March 26th, 2010 at 10:48 am
Finbar,
I dug out my old example and added a divide filter to it. A few ideas for you…
1. I added a method to make sure that the division was valid right in the class and that works as is. (in this case an exception is thrown for invalid division)
[Serializable]
public class DivideFilter : BaseFilter
{
public override int NumberOperation(int number1, int number2)
{
if (isValidDivision(number1, number2))
{
return number1/number2;
}
throw new Exception(“Error: Division by Zero error!”);
}
public bool isValidDivision(int number1, int number2)
{
return (number2 != 0);
}
public void Foo()
{
Console.WriteLine(“This method is specific to the divide filter.”);
}
}
2. If you really need to have access to something in your base class it gets a little trickier. I created a Foo method off my DivideFilter class above that is unique to that class. I then exposed the filter from inside the FilterFactory class, then in my console application I just do a soft cast to trap the case where I have a DivideFilter, then I can call the method. By doing a soft cast, no exception is thrown for other types of filters.

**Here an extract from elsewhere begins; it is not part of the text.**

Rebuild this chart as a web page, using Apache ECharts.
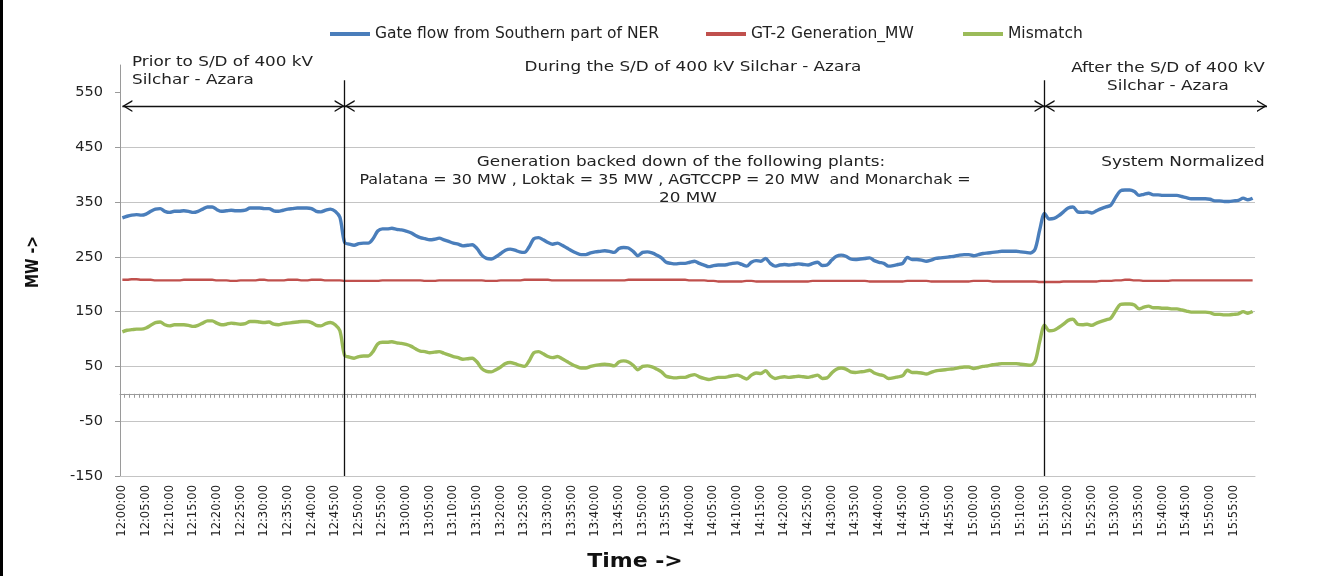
<!DOCTYPE html>
<html>
<head>
<meta charset="utf-8">
<script src="https://cdn.jsdelivr.net/npm/echarts@6/dist/echarts.min.js"></script>
<style>
  html, body { margin: 0; background: #fff; }
  #chart { width: 1339px; height: 576px; }
</style>
</head>
<body>
<div id="chart"></div>
<script>
/* ---- data (one reading per minute, 12:00 .. 15:59) ---- */
const gateFlow = [
  321, 324, 326, 327, 326, 328, 333, 337, 338, 333,
  331, 333, 333, 334, 333, 331, 333, 337, 341, 341,
  336, 333, 334, 335, 334, 334, 335, 339, 339, 339,
  338, 338, 334, 333, 335, 337, 338, 339, 339, 339,
  338, 333, 332, 335, 337, 333, 322, 276, 273, 271,
  274, 275, 275, 283, 297, 301, 301, 302, 300, 299,
  297, 294, 289, 285, 283, 281, 282, 284, 281, 278,
  275, 273, 270, 271, 272, 265, 253, 247, 246, 250,
  256, 262, 264, 262, 259, 258, 268, 283, 285, 281,
  276, 273, 275, 271, 266, 261, 257, 254, 254, 257,
  259, 260, 261, 260, 258, 265, 267, 266, 260, 252,
  258, 259, 257, 253, 248, 240, 238, 237, 238, 238,
  240, 242, 238, 235, 232, 234, 235, 235, 236, 238,
  239, 236, 233, 240, 243, 242, 247, 238, 233, 235,
  236, 235, 236, 237, 236, 235, 238, 240, 234, 235,
  244, 251, 253, 251, 246, 245, 246, 247, 248, 243,
  240, 238, 233, 234, 236, 238, 249, 245, 245, 244,
  242, 244, 247, 248, 249, 250, 251, 253, 254, 254,
  252, 254, 256, 257, 258, 259, 260, 260, 260, 260,
  259, 258, 257, 264, 300, 329, 319, 320, 325, 332,
  339, 341, 332, 331, 332, 330, 334, 338, 341, 344,
  358, 370, 372, 372, 369, 362, 364, 366, 363, 363,
  362, 362, 362, 362, 360, 358, 356, 356, 356, 356,
  355, 352, 352, 351, 351, 352, 353, 357, 354, 357
];
const gt2Generation = [
  208, 208, 209, 209, 208, 208, 208, 207, 207, 207,
  207, 207, 207, 208, 208, 208, 208, 208, 208, 208,
  207, 207, 207, 206, 206, 207, 207, 207, 207, 208,
  208, 207, 207, 207, 207, 208, 208, 208, 207, 207,
  208, 208, 208, 207, 207, 207, 207, 206, 206, 206,
  206, 206, 206, 206, 206, 207, 207, 207, 207, 207,
  207, 207, 207, 207, 206, 206, 206, 207, 207, 207,
  207, 207, 207, 207, 207, 207, 207, 206, 206, 206,
  207, 207, 207, 207, 207, 208, 208, 208, 208, 208,
  208, 207, 207, 207, 207, 207, 207, 207, 207, 207,
  207, 207, 207, 207, 207, 207, 207, 208, 208, 208,
  208, 208, 208, 208, 208, 208, 208, 208, 208, 208,
  207, 207, 207, 207, 206, 206, 205, 205, 205, 205,
  205, 205, 206, 206, 205, 205, 205, 205, 205, 205,
  205, 205, 205, 205, 205, 205, 206, 206, 206, 206,
  206, 206, 206, 206, 206, 206, 206, 206, 205, 205,
  205, 205, 205, 205, 205, 205, 206, 206, 206, 206,
  206, 205, 205, 205, 205, 205, 205, 205, 205, 205,
  206, 206, 206, 206, 205, 205, 205, 205, 205, 205,
  205, 205, 205, 205, 204, 204, 204, 204, 204, 205,
  205, 205, 205, 205, 205, 205, 205, 206, 206, 206,
  207, 207, 208, 208, 207, 207, 206, 206, 206, 206,
  206, 206, 207, 207, 207, 207, 207, 207, 207, 207,
  207, 207, 207, 207, 207, 207, 207, 207, 207, 207
];
const mismatch = [
  113, 116, 117, 118, 118, 120, 125, 130, 131, 126,
  124, 126, 126, 126, 125, 123, 125, 129, 133, 133,
  129, 126, 127, 129, 128, 127, 128, 132, 132, 131,
  130, 131, 127, 126, 128, 129, 130, 131, 132, 132,
  130, 125, 124, 128, 130, 126, 115, 70, 67, 65,
  68, 69, 69, 77, 91, 94, 94, 95, 93, 92,
  90, 87, 82, 78, 77, 75, 76, 77, 74, 71,
  68, 66, 63, 64, 65, 58, 46, 41, 40, 44,
  49, 55, 57, 55, 52, 50, 60, 75, 77, 73,
  68, 66, 68, 64, 59, 54, 50, 47, 47, 50,
  52, 53, 54, 53, 51, 58, 60, 58, 52, 44,
  50, 51, 49, 45, 40, 32, 30, 29, 30, 30,
  33, 35, 31, 28, 26, 28, 30, 30, 31, 33,
  34, 31, 27, 34, 38, 37, 42, 33, 28, 30,
  31, 30, 31, 32, 31, 30, 32, 34, 28, 29,
  38, 45, 47, 45, 40, 39, 40, 41, 43, 38,
  35, 33, 28, 29, 31, 33, 43, 39, 39, 38,
  36, 39, 42, 43, 44, 45, 46, 48, 49, 49,
  46, 48, 50, 51, 53, 54, 55, 55, 55, 55,
  54, 53, 52, 59, 96, 125, 115, 116, 121, 127,
  134, 136, 127, 126, 127, 125, 129, 132, 135, 138,
  151, 163, 164, 164, 162, 155, 158, 160, 157, 157,
  156, 156, 155, 155, 153, 151, 149, 149, 149, 149,
  148, 145, 145, 144, 144, 145, 146, 150, 147, 150
];
const seriesNames = ["Gate flow from Southern part of NER", "GT-2 Generation_MW", "Mismatch"];
const seriesColors = ["#4A7EBB", "#C0504D", "#9BBB59"];
const yTicks = [-150, -50, 50, 150, 250, 350, 450, 550];

// time categories, one per minute
const times = [];
for (let m = 0; m < gateFlow.length; m++) {
  const h = 12 + Math.floor(m / 60), mm = m % 60;
  times.push(h + ":" + String(mm).padStart(2, "0") + ":00");
}

/* ---- annotation anchors (data coords) ---- */
const sdStart = "12:47:00", sdEnd = "15:15:00";
const arrowLevel = 525, dividerTop = 572;

const FONT = "DejaVu Sans";
const GRID = "#c4c4c4", AXIS = "#9a9a9a", INK = "#222";
const SX = 1.16; // the source text is a little wide

// open chevron, tip at top centre
const chevron = "path://M6,0 L12,10 L10.4,10 L6,2.6 L1.6,10 L0,10 Z";
const arrowStyle = { color: "#111", width: 1.3, type: "solid" };
const divStyle = { color: "#111", width: 1.3, type: "solid" };
const arrowEnd = { symbol: chevron, symbolSize: [12, 10], symbolOffset: [0, 5] };

function note(x, y, text, align, sx) {
  return {
    type: "text", x, y, scaleX: sx || SX,
    style: { text, font: `14.5px '${FONT}'`, fill: INK, align: align || "center", verticalAlign: "middle", lineHeight: 18 },
  };
}

function legendAt(i, left) {
  return {
    data: [seriesNames[i]], left, top: 26, padding: 0,
    icon: "rect", itemWidth: 40, itemHeight: 4,
    textStyle: { fontFamily: FONT, fontSize: 15.5, color: INK },
  };
}

const chart = echarts.init(document.getElementById("chart"), null, { renderer: "canvas" });

chart.setOption({
  animation: false,
  backgroundColor: "#fff",
  textStyle: { fontFamily: FONT },
  legend: [legendAt(0, 330), legendAt(1, 706), legendAt(2, 963)],
  grid: { left: 120, right: 84, top: 65, bottom: 100 },
  xAxis: [
    {
      type: "category", data: times, position: "bottom",
      axisLine: { onZero: false, lineStyle: { color: GRID } },
      axisTick: { show: false },
      axisLabel: { interval: 4, rotate: 90, fontFamily: FONT, fontSize: 11.5, color: INK, margin: 9 },
      splitLine: { show: false },
    },
    {
      type: "category", data: times, position: "bottom",
      axisLine: { onZero: true, lineStyle: { color: AXIS } },
      axisTick: { show: true, interval: 0, length: 4, lineStyle: { color: AXIS } },
      axisLabel: { show: false },
      splitLine: { show: false },
    },
  ],
  yAxis: {
    type: "value", min: -150, max: 600,
    axisLine: { show: true, lineStyle: { color: AXIS } },
    axisTick: { show: true, length: 5, customValues: yTicks, lineStyle: { color: AXIS } },
    axisLabel: { customValues: yTicks, fontFamily: FONT, fontSize: 14.5, color: INK, margin: 17 },
    splitLine: { show: true, showMaxLine: false, lineStyle: { color: GRID, width: 1.2 } },
  },
  series: [
    {
      name: seriesNames[0], type: "line", data: gateFlow, showSymbol: false, smooth: 0.3,
      lineStyle: { width: 3.4, color: seriesColors[0] }, itemStyle: { color: seriesColors[0] }, z: 3,
    },
    {
      name: seriesNames[1], type: "line", data: gt2Generation, showSymbol: false, smooth: 0.3,
      lineStyle: { width: 2.4, color: seriesColors[1] }, itemStyle: { color: seriesColors[1] }, z: 3,
      markLine: {
        silent: true, animation: false, label: { show: false },
        data: [
          // S/D period dividers
          [{ coord: [sdStart, -150], symbol: "none", lineStyle: divStyle },
           { coord: [sdStart, dividerTop], symbol: "none" }],
          [{ coord: [sdEnd, -150], symbol: "none", lineStyle: divStyle },
           { coord: [sdEnd, dividerTop], symbol: "none" }],
          // period arrows
          [Object.assign({ coord: [times[0], arrowLevel], lineStyle: arrowStyle }, arrowEnd),
           Object.assign({ coord: [sdStart, arrowLevel] }, arrowEnd)],
          [Object.assign({ coord: [sdStart, arrowLevel], lineStyle: arrowStyle }, arrowEnd),
           Object.assign({ coord: [sdEnd, arrowLevel] }, arrowEnd)],
          [Object.assign({ coord: [sdEnd, arrowLevel], lineStyle: arrowStyle }, arrowEnd),
           Object.assign({ x: 1267, y: 106 }, arrowEnd)],
        ],
      },
    },
    {
      name: seriesNames[2], type: "line", data: mismatch, showSymbol: false, smooth: 0.3,
      lineStyle: { width: 3.4, color: seriesColors[2] }, itemStyle: { color: seriesColors[2] }, z: 3,
    },
  ],
  graphic: [
    { type: "rect", left: 0, top: 0, shape: { width: 3, height: 576 }, style: { fill: "#000" } },
    note(132, 71, "Prior to S/D of 400 kV\nSilchar - Azara", "left"),
    note(693, 67, "During the S/D of 400 kV Silchar - Azara"),
    note(1168, 77, "After the S/D of 400 kV\nSilchar - Azara"),
    note(681, 162, "Generation backed down of the following plants:"),
    note(665, 180, "Palatana = 30 MW , Loktak = 35 MW , AGTCCPP = 20 MW  and Monarchak =", "center", 1.1),
    note(688, 198, "20 MW"),
    note(1183, 162, "System Normalized"),
    { type: "text", x: 635, y: 562, scaleX: 1.1, style: { text: "Time ->", font: `bold 20px '${FONT}'`, fill: "#111", align: "center", verticalAlign: "middle" } },
    { type: "text", x: 33, y: 262, rotation: Math.PI / 2, scaleX: 0.78, style: { text: "MW ->", font: `bold 18px '${FONT}'`, fill: "#111", align: "center", verticalAlign: "middle" } },
  ],
});
</script>
</body>
</html>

// Create a sample divide filter.
using (var fStream = new FileStream(“divide.xml”, FileMode.Create))
{
var dFilter = new DivideFilter();
var serializer = new XmlSerializer(typeof(BaseFilter));
serializer.Serialize(fStream, dFilter);
}
factory.ReadFile(“divide.xml”);
Console.WriteLine(“Answer for 5 and 2 is {0} [{1}]“, factory.NumberOperation(5, 2), factory.Type);
filter = factory.Filter as DivideFilter;
if (filter != null)
{
// This method is unique to the divide filter.
filter.Foo();
}
Hope that helps!
Jack
July 17th, 2010 at 5:08 pm
Thanks for that Jack.
I was thinking that perhaps it would be possible(it would be nice to avoid casting, if possible of course) to use an interface to accommodate functionality that is not specific to the base class. The interface, lets say IFilterSpecifics could be exposed by the base and all derived classes and thus the cast could be somehow avoided.
July 22nd, 2010 at 8:18 am
@Finbar,
Let me know if you come up with something, that sounds like it could be a nice solution.